*Objective*:
Copy down all of the data underneath, exactly as shown.

# start of Information supplied

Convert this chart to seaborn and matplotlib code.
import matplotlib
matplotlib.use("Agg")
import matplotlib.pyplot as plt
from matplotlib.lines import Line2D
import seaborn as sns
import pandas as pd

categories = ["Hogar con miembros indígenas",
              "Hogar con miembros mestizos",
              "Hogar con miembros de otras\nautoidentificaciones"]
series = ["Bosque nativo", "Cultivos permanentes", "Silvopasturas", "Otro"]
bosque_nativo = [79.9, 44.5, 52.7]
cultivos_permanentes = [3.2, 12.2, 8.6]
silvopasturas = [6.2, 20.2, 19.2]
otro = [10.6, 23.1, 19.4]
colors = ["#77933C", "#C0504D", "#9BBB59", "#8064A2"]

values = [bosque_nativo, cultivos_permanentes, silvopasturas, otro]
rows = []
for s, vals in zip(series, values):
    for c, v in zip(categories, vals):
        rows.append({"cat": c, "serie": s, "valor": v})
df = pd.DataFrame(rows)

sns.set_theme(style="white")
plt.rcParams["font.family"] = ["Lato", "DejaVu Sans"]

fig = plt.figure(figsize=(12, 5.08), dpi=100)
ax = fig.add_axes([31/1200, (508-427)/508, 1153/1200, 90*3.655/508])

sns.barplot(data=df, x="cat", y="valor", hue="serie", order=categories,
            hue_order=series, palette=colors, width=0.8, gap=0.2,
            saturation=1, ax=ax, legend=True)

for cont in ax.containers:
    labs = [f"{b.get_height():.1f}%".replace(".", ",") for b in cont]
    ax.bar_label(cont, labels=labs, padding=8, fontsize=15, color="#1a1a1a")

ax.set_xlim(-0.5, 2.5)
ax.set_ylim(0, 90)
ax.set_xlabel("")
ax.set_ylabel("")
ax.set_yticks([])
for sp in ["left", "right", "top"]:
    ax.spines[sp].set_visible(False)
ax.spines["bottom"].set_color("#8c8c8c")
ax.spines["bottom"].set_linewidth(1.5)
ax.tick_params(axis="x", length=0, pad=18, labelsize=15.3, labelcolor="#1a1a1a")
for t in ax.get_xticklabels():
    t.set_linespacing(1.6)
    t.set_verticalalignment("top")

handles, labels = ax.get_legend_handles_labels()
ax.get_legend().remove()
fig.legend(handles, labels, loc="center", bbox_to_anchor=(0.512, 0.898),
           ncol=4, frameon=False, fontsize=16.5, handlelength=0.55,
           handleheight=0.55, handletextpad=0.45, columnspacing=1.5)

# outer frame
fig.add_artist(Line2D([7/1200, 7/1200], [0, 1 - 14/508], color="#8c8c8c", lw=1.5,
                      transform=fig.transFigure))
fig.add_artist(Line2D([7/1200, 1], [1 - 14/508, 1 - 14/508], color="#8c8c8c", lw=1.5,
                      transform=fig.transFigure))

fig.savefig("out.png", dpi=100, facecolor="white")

# end of Information supplied

*Reply to the exercise*:
Convert this chart to seaborn and matplotlib code.
import matplotlib
matplotlib.use("Agg")
import matplotlib.pyplot as plt
from matplotlib.lines import Line2D
import seaborn as sns
import pandas as pd

categories = ["Hogar con miembros indígenas",
              "Hogar con miembros mestizos",
              "Hogar con miembros de otras\nautoidentificaciones"]
series = ["Bosque nativo", "Cultivos permanentes", "Silvopasturas", "Otro"]
bosque_nativo = [79.9, 44.5, 52.7]
cultivos_permanentes = [3.2, 12.2, 8.6]
silvopasturas = [6.2, 20.2, 19.2]
otro = [10.6, 23.1, 19.4]
colors = ["#77933C", "#C0504D", "#9BBB59", "#8064A2"]

values = [bosque_nativo, cultivos_permanentes, silvopasturas, otro]
rows = []
for s, vals in zip(series, values):
    for c, v in zip(categories, vals):
        rows.append({"cat": c, "serie": s, "valor": v})
df = pd.DataFrame(rows)

sns.set_theme(style="white")
plt.rcParams["font.family"] = ["Lato", "DejaVu Sans"]

fig = plt.figure(figsize=(12, 5.08), dpi=100)
ax = fig.add_axes([31/1200, (508-427)/508, 1153/1200, 90*3.655/508])

sns.barplot(data=df, x="cat", y="valor", hue="serie", order=categories,
            hue_order=series, palette=colors, width=0.8, gap=0.2,
            saturation=1, ax=ax, legend=True)

for cont in ax.containers:
    labs = [f"{b.get_height():.1f}%".replace(".", ",") for b in cont]
    ax.bar_label(cont, labels=labs, padding=8, fontsize=15, color="#1a1a1a")

ax.set_xlim(-0.5, 2.5)
ax.set_ylim(0, 90)
ax.set_xlabel("")
ax.set_ylabel("")
ax.set_yticks([])
for sp in ["left", "right", "top"]:
    ax.spines[sp].set_visible(False)
ax.spines["bottom"].set_color("#8c8c8c")
ax.spines["bottom"].set_linewidth(1.5)
ax.tick_params(axis="x", length=0, pad=18, labelsize=15.3, labelcolor="#1a1a1a")
for t in ax.get_xticklabels():
    t.set_linespacing(1.6)
    t.set_verticalalignment("top")

handles, labels = ax.get_legend_handles_labels()
ax.get_legend().remove()
fig.legend(handles, labels, loc="center", bbox_to_anchor=(0.512, 0.898),
           ncol=4, frameon=False, fontsize=16.5, handlelength=0.55,
           handleheight=0.55, handletextpad=0.45, columnspacing=1.5)

# outer frame
fig.add_artist(Line2D([7/1200, 7/1200], [0, 1 - 14/508], color="#8c8c8c", lw=1.5,
                      transform=fig.transFigure))
fig.add_artist(Line2D([7/1200, 1], [1 - 14/508, 1 - 14/508], color="#8c8c8c", lw=1.5,
                      transform=fig.transFigure))

fig.savefig("out.png", dpi=100, facecolor="white")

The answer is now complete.